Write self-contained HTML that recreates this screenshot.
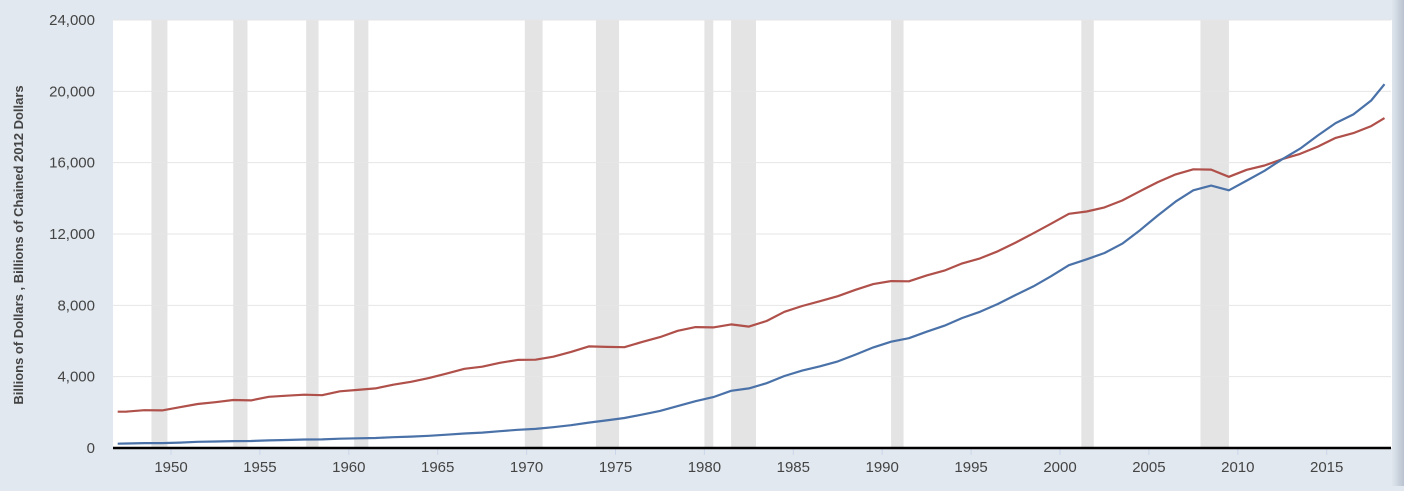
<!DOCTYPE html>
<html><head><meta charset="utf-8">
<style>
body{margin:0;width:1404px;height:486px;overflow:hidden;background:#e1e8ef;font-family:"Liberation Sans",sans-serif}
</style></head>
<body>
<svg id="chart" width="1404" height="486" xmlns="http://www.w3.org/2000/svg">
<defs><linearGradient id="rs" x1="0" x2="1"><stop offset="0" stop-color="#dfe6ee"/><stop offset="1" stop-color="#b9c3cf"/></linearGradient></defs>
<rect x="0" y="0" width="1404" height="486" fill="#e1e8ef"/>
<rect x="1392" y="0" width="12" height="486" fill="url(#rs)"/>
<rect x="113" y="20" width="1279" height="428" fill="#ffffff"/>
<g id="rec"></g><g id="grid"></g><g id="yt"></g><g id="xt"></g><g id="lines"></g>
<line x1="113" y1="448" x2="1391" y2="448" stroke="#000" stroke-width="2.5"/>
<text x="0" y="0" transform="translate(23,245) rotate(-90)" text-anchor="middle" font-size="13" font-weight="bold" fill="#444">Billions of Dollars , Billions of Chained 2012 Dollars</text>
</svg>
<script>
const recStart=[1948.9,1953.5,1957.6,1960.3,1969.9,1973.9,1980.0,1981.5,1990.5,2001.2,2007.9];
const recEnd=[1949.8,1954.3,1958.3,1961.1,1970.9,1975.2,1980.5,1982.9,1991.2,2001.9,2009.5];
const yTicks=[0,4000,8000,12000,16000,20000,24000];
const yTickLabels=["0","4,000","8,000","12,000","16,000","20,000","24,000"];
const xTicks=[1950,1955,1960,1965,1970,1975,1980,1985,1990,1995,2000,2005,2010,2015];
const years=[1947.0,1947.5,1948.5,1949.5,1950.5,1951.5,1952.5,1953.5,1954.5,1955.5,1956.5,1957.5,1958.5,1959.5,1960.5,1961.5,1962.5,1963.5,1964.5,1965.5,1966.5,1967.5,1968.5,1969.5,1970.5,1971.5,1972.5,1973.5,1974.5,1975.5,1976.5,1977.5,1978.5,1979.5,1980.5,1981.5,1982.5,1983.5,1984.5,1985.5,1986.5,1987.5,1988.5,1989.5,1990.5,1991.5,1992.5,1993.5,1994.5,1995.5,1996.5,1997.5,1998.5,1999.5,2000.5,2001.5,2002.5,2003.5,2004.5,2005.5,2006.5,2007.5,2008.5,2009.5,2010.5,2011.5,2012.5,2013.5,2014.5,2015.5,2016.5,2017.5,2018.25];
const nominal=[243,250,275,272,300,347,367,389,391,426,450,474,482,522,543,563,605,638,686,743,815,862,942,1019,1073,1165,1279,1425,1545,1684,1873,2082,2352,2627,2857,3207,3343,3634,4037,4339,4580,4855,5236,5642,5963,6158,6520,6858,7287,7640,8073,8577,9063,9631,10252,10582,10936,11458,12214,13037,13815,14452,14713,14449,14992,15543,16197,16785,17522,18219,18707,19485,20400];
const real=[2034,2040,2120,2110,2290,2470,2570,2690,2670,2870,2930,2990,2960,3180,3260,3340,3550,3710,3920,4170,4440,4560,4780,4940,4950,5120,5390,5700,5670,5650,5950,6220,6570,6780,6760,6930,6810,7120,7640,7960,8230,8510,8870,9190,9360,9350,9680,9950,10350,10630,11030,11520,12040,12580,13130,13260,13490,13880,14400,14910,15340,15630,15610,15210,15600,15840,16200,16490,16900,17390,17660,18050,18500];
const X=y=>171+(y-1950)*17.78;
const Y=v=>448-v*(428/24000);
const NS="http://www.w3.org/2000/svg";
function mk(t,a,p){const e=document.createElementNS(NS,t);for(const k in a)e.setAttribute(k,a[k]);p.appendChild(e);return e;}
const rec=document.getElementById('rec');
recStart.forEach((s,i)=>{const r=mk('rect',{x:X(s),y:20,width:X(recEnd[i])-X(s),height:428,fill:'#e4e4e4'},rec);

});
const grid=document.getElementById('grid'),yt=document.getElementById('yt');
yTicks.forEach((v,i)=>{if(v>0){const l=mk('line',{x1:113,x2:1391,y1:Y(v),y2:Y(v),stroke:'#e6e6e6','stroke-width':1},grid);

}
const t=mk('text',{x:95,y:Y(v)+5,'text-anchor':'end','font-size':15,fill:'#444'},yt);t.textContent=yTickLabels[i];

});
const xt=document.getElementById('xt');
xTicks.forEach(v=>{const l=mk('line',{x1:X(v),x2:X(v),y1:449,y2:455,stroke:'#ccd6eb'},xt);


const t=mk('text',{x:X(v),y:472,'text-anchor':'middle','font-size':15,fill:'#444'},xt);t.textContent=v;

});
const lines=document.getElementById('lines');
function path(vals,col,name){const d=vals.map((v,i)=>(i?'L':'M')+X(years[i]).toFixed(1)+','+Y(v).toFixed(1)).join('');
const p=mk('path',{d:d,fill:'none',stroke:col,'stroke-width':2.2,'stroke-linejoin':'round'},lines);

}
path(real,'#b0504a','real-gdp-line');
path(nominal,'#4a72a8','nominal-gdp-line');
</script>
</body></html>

^^^^^^^^^^^^^^^^

=== Written problem ===
Omit the pictures, then output the rest of the listing exactly.

=== Completed task ===
Write self-contained HTML that recreates this screenshot.
<!DOCTYPE html>
<html><head><meta charset="utf-8">
<style>
body{margin:0;width:1404px;height:486px;overflow:hidden;background:#e1e8ef;font-family:"Liberation Sans",sans-serif}
</style></head>
<body>
<svg id="chart" width="1404" height="486" xmlns="http://www.w3.org/2000/svg">
<defs><linearGradient id="rs" x1="0" x2="1"><stop offset="0" stop-color="#dfe6ee"/><stop offset="1" stop-color="#b9c3cf"/></linearGradient></defs>
<rect x="0" y="0" width="1404" height="486" fill="#e1e8ef"/>
<rect x="1392" y="0" width="12" height="486" fill="url(#rs)"/>
<rect x="113" y="20" width="1279" height="428" fill="#ffffff"/>
<g id="rec"></g><g id="grid"></g><g id="yt"></g><g id="xt"></g><g id="lines"></g>
<line x1="113" y1="448" x2="1391" y2="448" stroke="#000" stroke-width="2.5"/>
<text x="0" y="0" transform="translate(23,245) rotate(-90)" text-anchor="middle" font-size="13" font-weight="bold" fill="#444">Billions of Dollars , Billions of Chained 2012 Dollars</text>
</svg>
<script>
const recStart=[1948.9,1953.5,1957.6,1960.3,1969.9,1973.9,1980.0,1981.5,1990.5,2001.2,2007.9];
const recEnd=[1949.8,1954.3,1958.3,1961.1,1970.9,1975.2,1980.5,1982.9,1991.2,2001.9,2009.5];
const yTicks=[0,4000,8000,12000,16000,20000,24000];
const yTickLabels=["0","4,000","8,000","12,000","16,000","20,000","24,000"];
const xTicks=[1950,1955,1960,1965,1970,1975,1980,1985,1990,1995,2000,2005,2010,2015];
const years=[1947.0,1947.5,1948.5,1949.5,1950.5,1951.5,1952.5,1953.5,1954.5,1955.5,1956.5,1957.5,1958.5,1959.5,1960.5,1961.5,1962.5,1963.5,1964.5,1965.5,1966.5,1967.5,1968.5,1969.5,1970.5,1971.5,1972.5,1973.5,1974.5,1975.5,1976.5,1977.5,1978.5,1979.5,1980.5,1981.5,1982.5,1983.5,1984.5,1985.5,1986.5,1987.5,1988.5,1989.5,1990.5,1991.5,1992.5,1993.5,1994.5,1995.5,1996.5,1997.5,1998.5,1999.5,2000.5,2001.5,2002.5,2003.5,2004.5,2005.5,2006.5,2007.5,2008.5,2009.5,2010.5,2011.5,2012.5,2013.5,2014.5,2015.5,2016.5,2017.5,2018.25];
const nominal=[243,250,275,272,300,347,367,389,391,426,450,474,482,522,543,563,605,638,686,743,815,862,942,1019,1073,1165,1279,1425,1545,1684,1873,2082,2352,2627,2857,3207,3343,3634,4037,4339,4580,4855,5236,5642,5963,6158,6520,6858,7287,7640,8073,8577,9063,9631,10252,10582,10936,11458,12214,13037,13815,14452,14713,14449,14992,15543,16197,16785,17522,18219,18707,19485,20400];
const real=[2034,2040,2120,2110,2290,2470,2570,2690,2670,2870,2930,2990,2960,3180,3260,3340,3550,3710,3920,4170,4440,4560,4780,4940,4950,5120,5390,5700,5670,5650,5950,6220,6570,6780,6760,6930,6810,7120,7640,7960,8230,8510,8870,9190,9360,9350,9680,9950,10350,10630,11030,11520,12040,12580,13130,13260,13490,13880,14400,14910,15340,15630,15610,15210,15600,15840,16200,16490,16900,17390,17660,18050,18500];
const X=y=>171+(y-1950)*17.78;
const Y=v=>448-v*(428/24000);
const NS="http://www.w3.org/2000/svg";
function mk(t,a,p){const e=document.createElementNS(NS,t);for(const k in a)e.setAttribute(k,a[k]);p.appendChild(e);return e;}
const rec=document.getElementById('rec');
recStart.forEach((s,i)=>{const r=mk('rect',{x:X(s),y:20,width:X(recEnd[i])-X(s),height:428,fill:'#e4e4e4'},rec);

});
const grid=document.getElementById('grid'),yt=document.getElementById('yt');
yTicks.forEach((v,i)=>{if(v>0){const l=mk('line',{x1:113,x2:1391,y1:Y(v),y2:Y(v),stroke:'#e6e6e6','stroke-width':1},grid);

}
const t=mk('text',{x:95,y:Y(v)+5,'text-anchor':'end','font-size':15,fill:'#444'},yt);t.textContent=yTickLabels[i];

});
const xt=document.getElementById('xt');
xTicks.forEach(v=>{const l=mk('line',{x1:X(v),x2:X(v),y1:449,y2:455,stroke:'#ccd6eb'},xt);


const t=mk('text',{x:X(v),y:472,'text-anchor':'middle','font-size':15,fill:'#444'},xt);t.textContent=v;

});
const lines=document.getElementById('lines');
function path(vals,col,name){const d=vals.map((v,i)=>(i?'L':'M')+X(years[i]).toFixed(1)+','+Y(v).toFixed(1)).join('');
const p=mk('path',{d:d,fill:'none',stroke:col,'stroke-width':2.2,'stroke-linejoin':'round'},lines);

}
path(real,'#b0504a','real-gdp-line');
path(nominal,'#4a72a8','nominal-gdp-line');
</script>
</body></html>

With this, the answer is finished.